Furniture Rounds Out Lots

Scrimshaw whale's tooth

Scrimshaw whale's tooth attributed to the Lady Wellington engraver, first half of the 19th century. The piece sold for $72,000, against an estimate of $25,000 to $35,000.

A circa 1800 Hepplewhite secretary, from the same estate as the Audubon pieces, sold for $3,250, over its $1,000/$1,500 pre- sale estimate, and a set of six Windsor-style chairs by the Warren Chair Works of Warren, Rhode Island, sold for $2,500 on a $600/$900 estimate. “There is still a market for the best of the best, but people aren’t dropping ten or twenty thousand on a dressing table anymore,” Bourne said. “People want something that looks good that they can use in their house, whether it’s a clean period piece or a quality contemporary reproduction.”
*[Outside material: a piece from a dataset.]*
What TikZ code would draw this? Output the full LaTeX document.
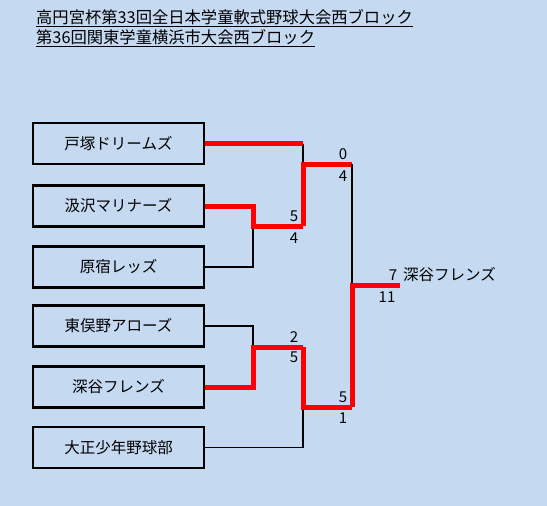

“We are extremely pleased with the overall results of the auction,” Josh Eldred said. “There was a great variety of material in this sale and there were strong results across all collecting categories. We are also very encouraged by how excited customers were, not only about the items we had in this auction, but also about what we have coming up in our summer season.”

Coming Soon

The firm’s next sale is an Asian Art Auction, scheduled for May 4 and 5. Both auction sessions will begin at 10 a.m. Eldred’s summer season will include a Fine and Decorative Art Auction on June 22-23, the Maritime Art Auction on July 20, an Americana and Paintings Auction on August 2-4, a Contemporary Art Auction on August 10, and the firm’s 50th Annual Asian Art week August 21-26.